_Source code of charts:_
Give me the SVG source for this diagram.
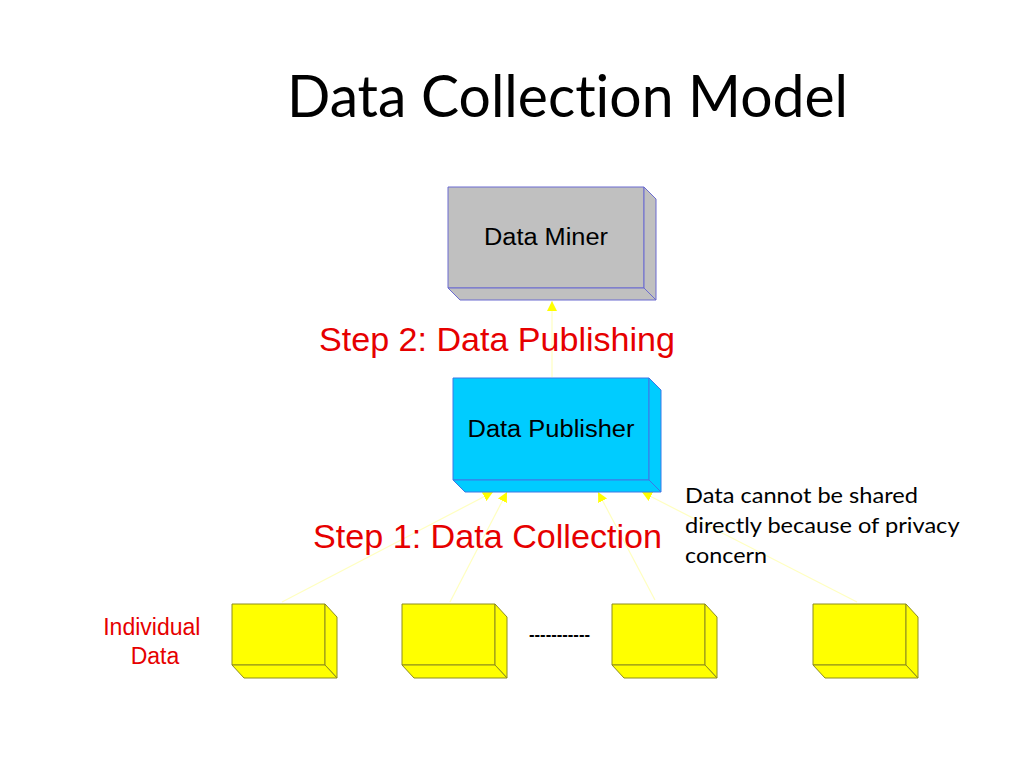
<svg xmlns="http://www.w3.org/2000/svg" width="1024" height="768" viewBox="0 0 1024 768">
<style>
.box{stroke-width:1}
.gray{fill:#C0C0C0;stroke:#6B6BD0}
.cyan{fill:#00CCFF;stroke:#3C78E6}
.yel{fill:#FFFF00;stroke:#8C8C1E}
.lbl{font-family:"Liberation Sans",Arial,sans-serif;fill:#000}
.red{font-family:"Liberation Sans",Arial,sans-serif;fill:#E60000}
.cal{font-family:Lato,"Open Sans",sans-serif;fill:#000;font-variant-ligatures:none;font-feature-settings:"liga" 0,"clig" 0,"dlig" 0}
.conn{stroke:#FFFFC0;stroke-width:1.2;fill:none}
</style>
<defs>
<marker id="ah" markerUnits="userSpaceOnUse" markerWidth="12" markerHeight="10" refX="10" refY="5" orient="auto">
<path d="M0,0 L10,5 L0,10 Z" fill="#FFFF00"/>
</marker>
</defs>
<rect width="1024" height="768" fill="#fff"/>
<text class="cal" x="287" y="117" font-size="58" textLength="561" lengthAdjust="spacingAndGlyphs">Data Collection Model</text>

<g id="connectors">
<line class="conn" x1="552" y1="377" x2="552" y2="301" marker-end="url(#ah)"/>
<line class="conn" x1="282" y1="602" x2="493" y2="492" marker-end="url(#ah)"/>
<line class="conn" x1="450" y1="602" x2="507" y2="492" marker-end="url(#ah)"/>
<line class="conn" x1="655" y1="600" x2="598" y2="492" marker-end="url(#ah)"/>
<line class="conn" x1="857" y1="602" x2="642" y2="492" marker-end="url(#ah)"/>
</g>

<g id="data-miner">
<polygon class="box gray" points="448,187 644,187 644,288 448,288"/>
<polygon class="box gray" points="644,187 656,199 656,300 644,288"/>
<polygon class="box gray" points="448,288 644,288 656,300 460,300"/>
<text class="lbl" x="546" y="245" font-size="23" text-anchor="middle" textLength="124" lengthAdjust="spacingAndGlyphs">Data Miner</text>
</g>

<g id="step2">
<text class="red" x="319" y="351" font-size="34" textLength="356" lengthAdjust="spacingAndGlyphs">Step 2: Data Publishing</text>
</g>

<g id="data-publisher">
<polygon class="box cyan" points="453,378 649,378 649,480 453,480"/>
<polygon class="box cyan" points="649,378 661,390 661,492 649,480"/>
<polygon class="box cyan" points="453,480 649,480 661,492 465,492"/>
<text class="lbl" x="551" y="437" font-size="23" text-anchor="middle" textLength="167" lengthAdjust="spacingAndGlyphs">Data Publisher</text>
</g>

<g id="step1">
<text class="red" x="313" y="548" font-size="34" textLength="349" lengthAdjust="spacingAndGlyphs">Step 1: Data Collection</text>
</g>

<g id="note">
<text class="cal" font-size="21">
<tspan x="685" y="503" textLength="233" lengthAdjust="spacingAndGlyphs">Data cannot be shared</tspan>
<tspan x="685" y="533" textLength="274" lengthAdjust="spacingAndGlyphs">directly because of privacy</tspan>
<tspan x="685" y="563" textLength="82" lengthAdjust="spacingAndGlyphs">concern</tspan>
</text>
</g>

<g id="individual-label">
<text class="red" font-size="23" text-anchor="middle">
<tspan x="155" y="635">Individual</tspan>
<tspan x="155" y="664">Data</tspan>
</text>
</g>

<g id="individual-1">
<polygon class="box yel" points="232,604 325,604 325,665 232,665"/>
<polygon class="box yel" points="325,604 337,617 337,678 325,665"/>
<polygon class="box yel" points="232,665 325,665 337,678 244,678"/>
</g>
<g id="individual-2">
<polygon class="box yel" points="402,604 495,604 495,665 402,665"/>
<polygon class="box yel" points="495,604 507,617 507,678 495,665"/>
<polygon class="box yel" points="402,665 495,665 507,678 414,678"/>
</g>
<g id="ellipsis">
<text class="lbl" x="529" y="640" font-size="17" font-weight="bold" textLength="61" lengthAdjust="spacingAndGlyphs">-----------</text>
</g>
<g id="individual-3">
<polygon class="box yel" points="612,604 705,604 705,665 612,665"/>
<polygon class="box yel" points="705,604 717,617 717,678 705,665"/>
<polygon class="box yel" points="612,665 705,665 717,678 624,678"/>
</g>
<g id="individual-4">
<polygon class="box yel" points="813,604 906,604 906,665 813,665"/>
<polygon class="box yel" points="906,604 918,617 918,678 906,665"/>
<polygon class="box yel" points="813,665 906,665 918,678 825,678"/>
</g>
</svg>
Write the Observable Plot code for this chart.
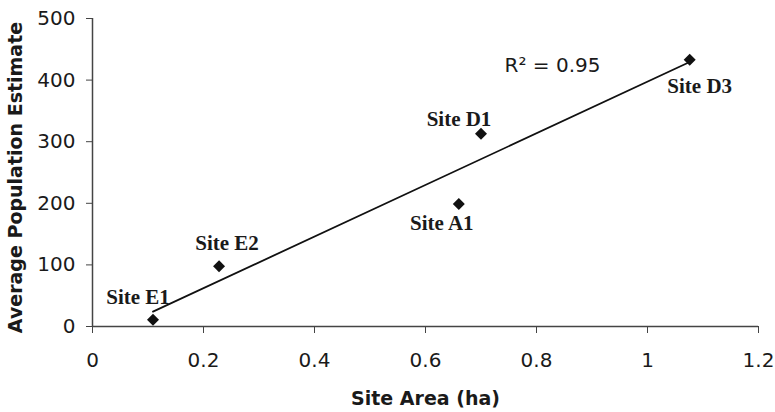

_TASK:_
Pictures are not part of the copy; reproduce everything else in the records exactly.

_TASK RESPONSE:_
Give me the SVG source for this diagram.
<svg xmlns="http://www.w3.org/2000/svg" width="1024" height="768" viewBox="0 0 1024 768">
<style>
.box{stroke-width:1}
.gray{fill:#C0C0C0;stroke:#6B6BD0}
.cyan{fill:#00CCFF;stroke:#3C78E6}
.yel{fill:#FFFF00;stroke:#8C8C1E}
.lbl{font-family:"Liberation Sans",Arial,sans-serif;fill:#000}
.red{font-family:"Liberation Sans",Arial,sans-serif;fill:#E60000}
.cal{font-family:Lato,"Open Sans",sans-serif;fill:#000;font-variant-ligatures:none;font-feature-settings:"liga" 0,"clig" 0,"dlig" 0}
.conn{stroke:#FFFFC0;stroke-width:1.2;fill:none}
</style>
<defs>
<marker id="ah" markerUnits="userSpaceOnUse" markerWidth="12" markerHeight="10" refX="10" refY="5" orient="auto">
<path d="M0,0 L10,5 L0,10 Z" fill="#FFFF00"/>
</marker>
</defs>
<rect width="1024" height="768" fill="#fff"/>
<text class="cal" x="287" y="117" font-size="58" textLength="561" lengthAdjust="spacingAndGlyphs">Data Collection Model</text>

<g id="connectors">
<line class="conn" x1="552" y1="377" x2="552" y2="301" marker-end="url(#ah)"/>
<line class="conn" x1="282" y1="602" x2="493" y2="492" marker-end="url(#ah)"/>
<line class="conn" x1="450" y1="602" x2="507" y2="492" marker-end="url(#ah)"/>
<line class="conn" x1="655" y1="600" x2="598" y2="492" marker-end="url(#ah)"/>
<line class="conn" x1="857" y1="602" x2="642" y2="492" marker-end="url(#ah)"/>
</g>

<g id="data-miner">
<polygon class="box gray" points="448,187 644,187 644,288 448,288"/>
<polygon class="box gray" points="644,187 656,199 656,300 644,288"/>
<polygon class="box gray" points="448,288 644,288 656,300 460,300"/>
<text class="lbl" x="546" y="245" font-size="23" text-anchor="middle" textLength="124" lengthAdjust="spacingAndGlyphs">Data Miner</text>
</g>

<g id="step2">
<text class="red" x="319" y="351" font-size="34" textLength="356" lengthAdjust="spacingAndGlyphs">Step 2: Data Publishing</text>
</g>

<g id="data-publisher">
<polygon class="box cyan" points="453,378 649,378 649,480 453,480"/>
<polygon class="box cyan" points="649,378 661,390 661,492 649,480"/>
<polygon class="box cyan" points="453,480 649,480 661,492 465,492"/>
<text class="lbl" x="551" y="437" font-size="23" text-anchor="middle" textLength="167" lengthAdjust="spacingAndGlyphs">Data Publisher</text>
</g>

<g id="step1">
<text class="red" x="313" y="548" font-size="34" textLength="349" lengthAdjust="spacingAndGlyphs">Step 1: Data Collection</text>
</g>

<g id="note">
<text class="cal" font-size="21">
<tspan x="685" y="503" textLength="233" lengthAdjust="spacingAndGlyphs">Data cannot be shared</tspan>
<tspan x="685" y="533" textLength="274" lengthAdjust="spacingAndGlyphs">directly because of privacy</tspan>
<tspan x="685" y="563" textLength="82" lengthAdjust="spacingAndGlyphs">concern</tspan>
</text>
</g>

<g id="individual-label">
<text class="red" font-size="23" text-anchor="middle">
<tspan x="155" y="635">Individual</tspan>
<tspan x="155" y="664">Data</tspan>
</text>
</g>

<g id="individual-1">
<polygon class="box yel" points="232,604 325,604 325,665 232,665"/>
<polygon class="box yel" points="325,604 337,617 337,678 325,665"/>
<polygon class="box yel" points="232,665 325,665 337,678 244,678"/>
</g>
<g id="individual-2">
<polygon class="box yel" points="402,604 495,604 495,665 402,665"/>
<polygon class="box yel" points="495,604 507,617 507,678 495,665"/>
<polygon class="box yel" points="402,665 495,665 507,678 414,678"/>
</g>
<g id="ellipsis">
<text class="lbl" x="529" y="640" font-size="17" font-weight="bold" textLength="61" lengthAdjust="spacingAndGlyphs">-----------</text>
</g>
<g id="individual-3">
<polygon class="box yel" points="612,604 705,604 705,665 612,665"/>
<polygon class="box yel" points="705,604 717,617 717,678 705,665"/>
<polygon class="box yel" points="612,665 705,665 717,678 624,678"/>
</g>
<g id="individual-4">
<polygon class="box yel" points="813,604 906,604 906,665 813,665"/>
<polygon class="box yel" points="906,604 918,617 918,678 906,665"/>
<polygon class="box yel" points="813,665 906,665 918,678 825,678"/>
</g>
</svg>
Write the Observable Plot code for this chart.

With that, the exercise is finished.